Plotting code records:
········
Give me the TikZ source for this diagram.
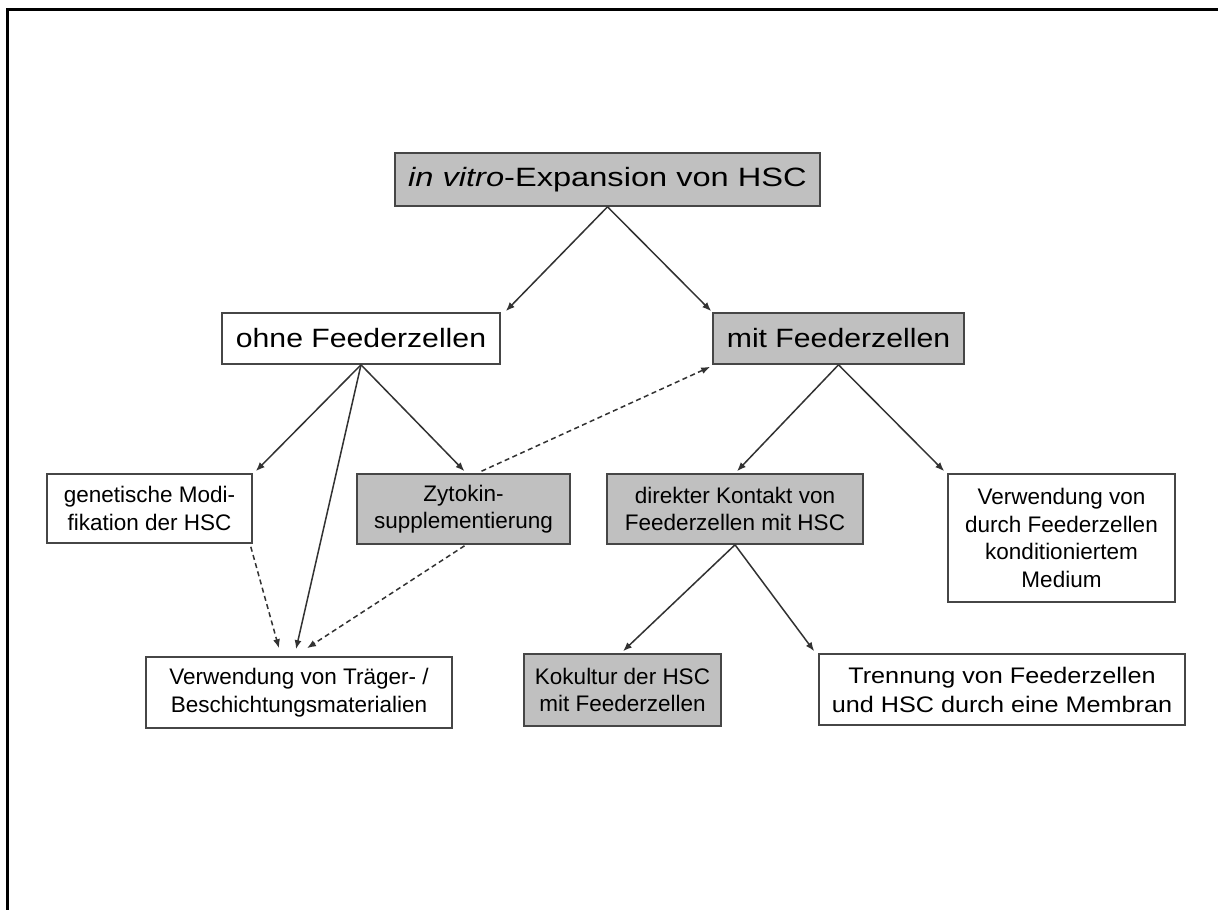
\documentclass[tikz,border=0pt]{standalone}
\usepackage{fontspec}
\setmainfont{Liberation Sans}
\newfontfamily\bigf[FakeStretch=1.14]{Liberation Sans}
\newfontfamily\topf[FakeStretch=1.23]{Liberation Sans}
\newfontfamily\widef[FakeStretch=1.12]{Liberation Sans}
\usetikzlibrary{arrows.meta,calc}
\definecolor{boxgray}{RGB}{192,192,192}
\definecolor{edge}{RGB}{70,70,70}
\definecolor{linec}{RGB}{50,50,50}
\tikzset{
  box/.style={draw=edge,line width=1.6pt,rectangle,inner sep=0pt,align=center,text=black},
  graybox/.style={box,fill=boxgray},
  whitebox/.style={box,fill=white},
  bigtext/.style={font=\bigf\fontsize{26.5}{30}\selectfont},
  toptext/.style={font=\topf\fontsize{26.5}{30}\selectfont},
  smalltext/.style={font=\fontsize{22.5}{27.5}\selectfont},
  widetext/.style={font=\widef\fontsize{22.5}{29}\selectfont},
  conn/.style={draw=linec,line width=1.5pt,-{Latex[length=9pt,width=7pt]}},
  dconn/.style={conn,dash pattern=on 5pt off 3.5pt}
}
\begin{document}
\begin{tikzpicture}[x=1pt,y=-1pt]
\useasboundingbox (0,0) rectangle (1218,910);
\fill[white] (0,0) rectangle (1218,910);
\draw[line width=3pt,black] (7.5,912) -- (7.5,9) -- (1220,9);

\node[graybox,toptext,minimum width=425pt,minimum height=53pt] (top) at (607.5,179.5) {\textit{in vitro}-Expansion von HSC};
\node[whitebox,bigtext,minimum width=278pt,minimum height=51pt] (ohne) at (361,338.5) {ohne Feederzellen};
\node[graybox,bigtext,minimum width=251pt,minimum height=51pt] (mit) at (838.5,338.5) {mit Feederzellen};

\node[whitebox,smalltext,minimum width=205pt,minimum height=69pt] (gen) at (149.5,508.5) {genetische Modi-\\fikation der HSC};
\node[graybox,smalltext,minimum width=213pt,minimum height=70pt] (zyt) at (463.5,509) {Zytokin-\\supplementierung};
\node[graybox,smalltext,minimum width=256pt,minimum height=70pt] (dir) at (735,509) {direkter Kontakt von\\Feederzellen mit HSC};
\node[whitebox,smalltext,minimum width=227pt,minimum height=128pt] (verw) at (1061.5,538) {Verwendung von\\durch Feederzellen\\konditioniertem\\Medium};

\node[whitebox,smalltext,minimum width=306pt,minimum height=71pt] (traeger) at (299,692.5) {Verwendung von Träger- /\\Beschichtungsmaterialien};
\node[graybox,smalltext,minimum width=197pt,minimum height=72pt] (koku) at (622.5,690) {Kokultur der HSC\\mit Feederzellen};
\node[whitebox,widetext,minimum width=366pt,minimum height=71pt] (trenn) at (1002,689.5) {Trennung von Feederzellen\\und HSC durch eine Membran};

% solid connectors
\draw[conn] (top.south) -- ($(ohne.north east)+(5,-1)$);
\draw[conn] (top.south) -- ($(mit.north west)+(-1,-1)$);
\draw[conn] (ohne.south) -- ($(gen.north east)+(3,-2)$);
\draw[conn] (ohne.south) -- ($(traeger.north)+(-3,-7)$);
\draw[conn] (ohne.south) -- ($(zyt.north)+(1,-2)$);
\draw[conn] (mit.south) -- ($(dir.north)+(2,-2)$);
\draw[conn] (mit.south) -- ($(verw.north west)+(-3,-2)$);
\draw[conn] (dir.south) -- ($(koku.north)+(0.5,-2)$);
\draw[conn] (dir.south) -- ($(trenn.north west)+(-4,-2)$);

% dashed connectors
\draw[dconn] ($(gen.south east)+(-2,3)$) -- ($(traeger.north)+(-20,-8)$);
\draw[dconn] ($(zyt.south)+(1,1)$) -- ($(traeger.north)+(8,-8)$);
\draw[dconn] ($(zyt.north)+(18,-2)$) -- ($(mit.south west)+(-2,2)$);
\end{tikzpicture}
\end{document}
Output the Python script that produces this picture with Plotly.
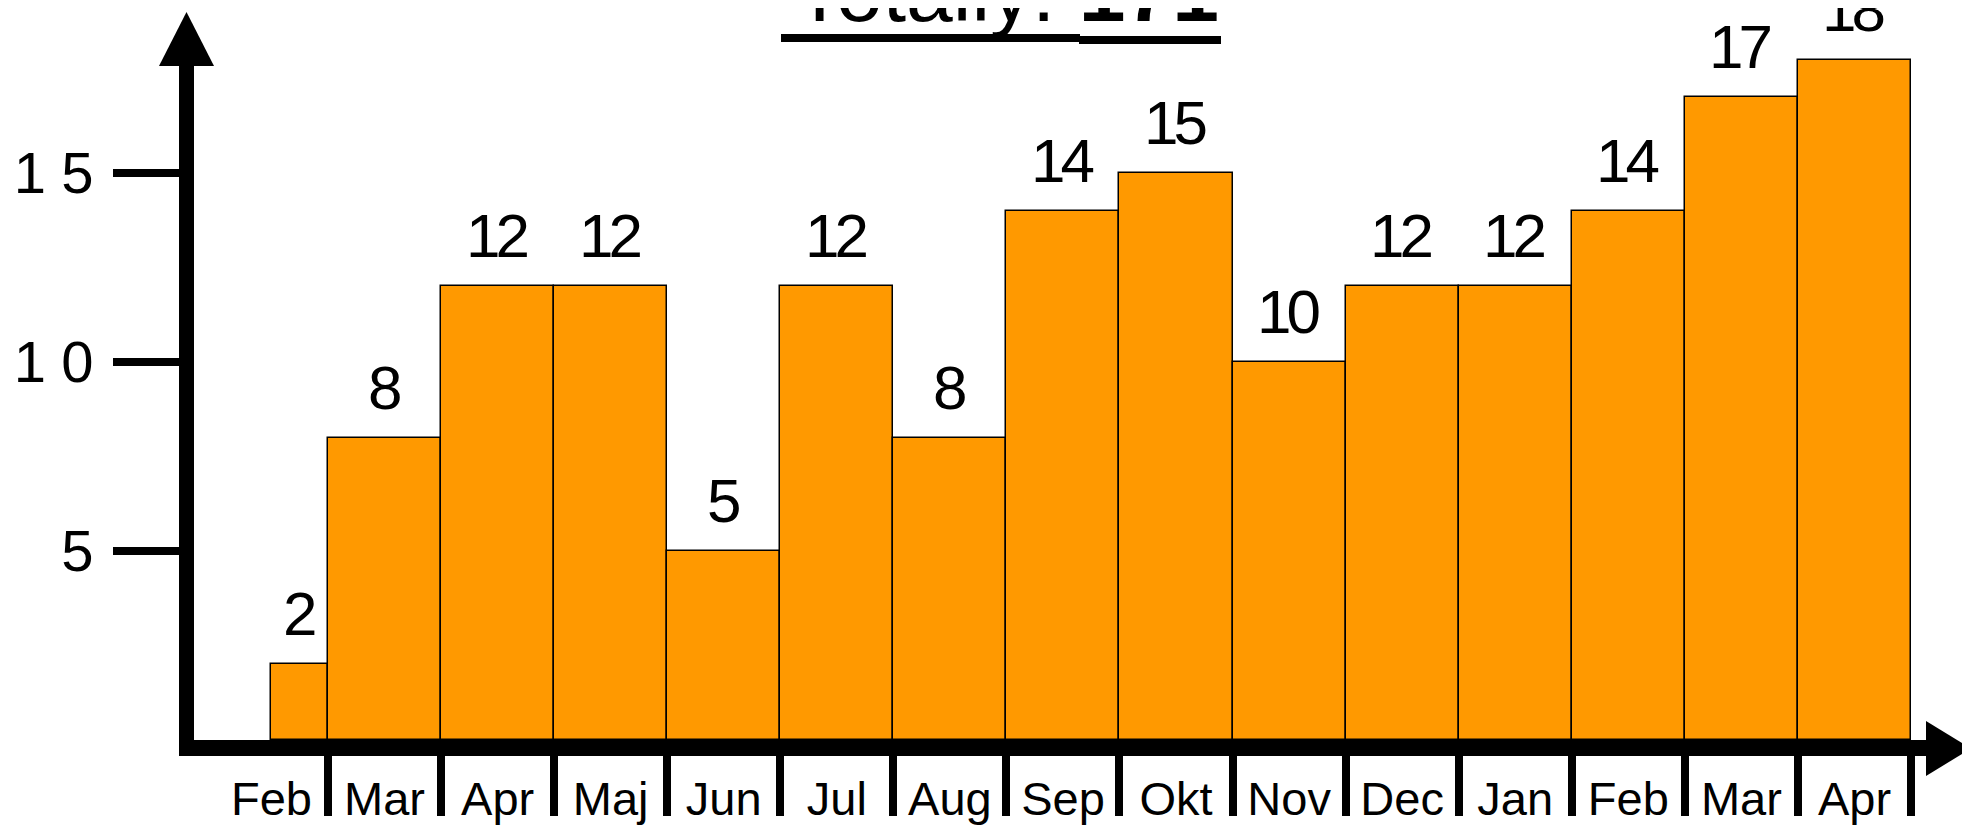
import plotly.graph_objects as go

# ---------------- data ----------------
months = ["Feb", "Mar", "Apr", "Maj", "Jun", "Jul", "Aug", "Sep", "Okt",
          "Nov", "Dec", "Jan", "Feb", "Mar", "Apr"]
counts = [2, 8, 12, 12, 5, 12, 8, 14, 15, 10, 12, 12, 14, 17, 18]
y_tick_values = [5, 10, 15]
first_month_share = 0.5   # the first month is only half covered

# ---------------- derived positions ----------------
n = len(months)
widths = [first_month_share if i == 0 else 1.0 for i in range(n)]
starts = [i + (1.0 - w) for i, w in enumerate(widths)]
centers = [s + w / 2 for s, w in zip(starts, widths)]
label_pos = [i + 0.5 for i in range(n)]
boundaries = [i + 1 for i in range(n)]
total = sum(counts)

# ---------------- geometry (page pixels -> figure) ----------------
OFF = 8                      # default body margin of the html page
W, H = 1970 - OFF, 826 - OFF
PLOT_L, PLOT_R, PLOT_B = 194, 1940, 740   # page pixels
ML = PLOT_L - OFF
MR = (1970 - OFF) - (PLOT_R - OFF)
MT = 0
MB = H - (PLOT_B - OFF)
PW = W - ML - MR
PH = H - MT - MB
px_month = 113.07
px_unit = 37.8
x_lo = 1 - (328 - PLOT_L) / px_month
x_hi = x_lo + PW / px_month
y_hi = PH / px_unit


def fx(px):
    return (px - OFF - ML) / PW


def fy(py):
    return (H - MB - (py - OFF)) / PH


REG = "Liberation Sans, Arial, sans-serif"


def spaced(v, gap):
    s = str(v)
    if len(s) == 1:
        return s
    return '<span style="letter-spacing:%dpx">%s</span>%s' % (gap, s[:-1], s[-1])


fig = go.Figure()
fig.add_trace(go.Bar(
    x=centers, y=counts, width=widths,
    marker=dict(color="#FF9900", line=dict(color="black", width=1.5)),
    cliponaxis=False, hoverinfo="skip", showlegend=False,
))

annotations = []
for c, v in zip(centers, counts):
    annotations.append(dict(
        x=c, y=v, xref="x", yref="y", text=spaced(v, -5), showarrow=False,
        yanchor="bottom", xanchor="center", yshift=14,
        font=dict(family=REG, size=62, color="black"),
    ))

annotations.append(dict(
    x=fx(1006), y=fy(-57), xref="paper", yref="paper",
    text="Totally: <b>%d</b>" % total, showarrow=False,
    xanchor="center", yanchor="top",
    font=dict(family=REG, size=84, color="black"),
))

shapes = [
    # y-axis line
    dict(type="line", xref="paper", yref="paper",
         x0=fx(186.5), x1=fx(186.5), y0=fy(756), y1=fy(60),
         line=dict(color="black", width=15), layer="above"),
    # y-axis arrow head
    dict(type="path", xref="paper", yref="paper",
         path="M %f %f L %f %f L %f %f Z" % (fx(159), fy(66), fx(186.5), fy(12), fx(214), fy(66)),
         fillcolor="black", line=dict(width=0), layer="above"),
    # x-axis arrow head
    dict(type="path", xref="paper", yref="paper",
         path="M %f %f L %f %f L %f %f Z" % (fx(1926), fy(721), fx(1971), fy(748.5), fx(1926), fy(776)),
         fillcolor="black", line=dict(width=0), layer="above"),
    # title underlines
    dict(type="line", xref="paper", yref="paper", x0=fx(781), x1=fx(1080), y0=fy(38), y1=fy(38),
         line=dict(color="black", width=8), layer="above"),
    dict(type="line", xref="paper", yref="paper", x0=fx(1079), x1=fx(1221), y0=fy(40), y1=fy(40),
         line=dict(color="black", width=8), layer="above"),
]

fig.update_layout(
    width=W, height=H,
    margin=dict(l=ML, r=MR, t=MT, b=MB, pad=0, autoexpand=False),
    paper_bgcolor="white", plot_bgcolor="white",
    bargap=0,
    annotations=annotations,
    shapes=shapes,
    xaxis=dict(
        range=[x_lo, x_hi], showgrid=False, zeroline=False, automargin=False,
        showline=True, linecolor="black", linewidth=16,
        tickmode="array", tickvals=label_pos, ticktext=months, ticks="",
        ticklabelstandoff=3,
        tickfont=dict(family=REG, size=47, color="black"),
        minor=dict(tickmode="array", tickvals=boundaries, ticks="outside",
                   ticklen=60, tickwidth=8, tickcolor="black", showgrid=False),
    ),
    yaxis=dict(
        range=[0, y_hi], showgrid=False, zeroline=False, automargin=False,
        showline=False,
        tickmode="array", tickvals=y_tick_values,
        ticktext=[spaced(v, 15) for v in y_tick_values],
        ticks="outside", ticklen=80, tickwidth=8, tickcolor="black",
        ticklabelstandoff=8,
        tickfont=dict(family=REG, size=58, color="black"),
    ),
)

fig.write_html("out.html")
········
**WRITTEN TASK:** Set down exactly the lines above, from the line containing "Output the Python" through the line containing "first_month_share = 0.5". Skip the pictures.

**EXERCISE RESPONSE:**
Output the Python script that produces this picture with Plotly.
import plotly.graph_objects as go

# ---------------- data ----------------
months = ["Feb", "Mar", "Apr", "Maj", "Jun", "Jul", "Aug", "Sep", "Okt",
          "Nov", "Dec", "Jan", "Feb", "Mar", "Apr"]
counts = [2, 8, 12, 12, 5, 12, 8, 14, 15, 10, 12, 12, 14, 17, 18]
y_tick_values = [5, 10, 15]
first_month_share = 0.5   # the first month is only half covered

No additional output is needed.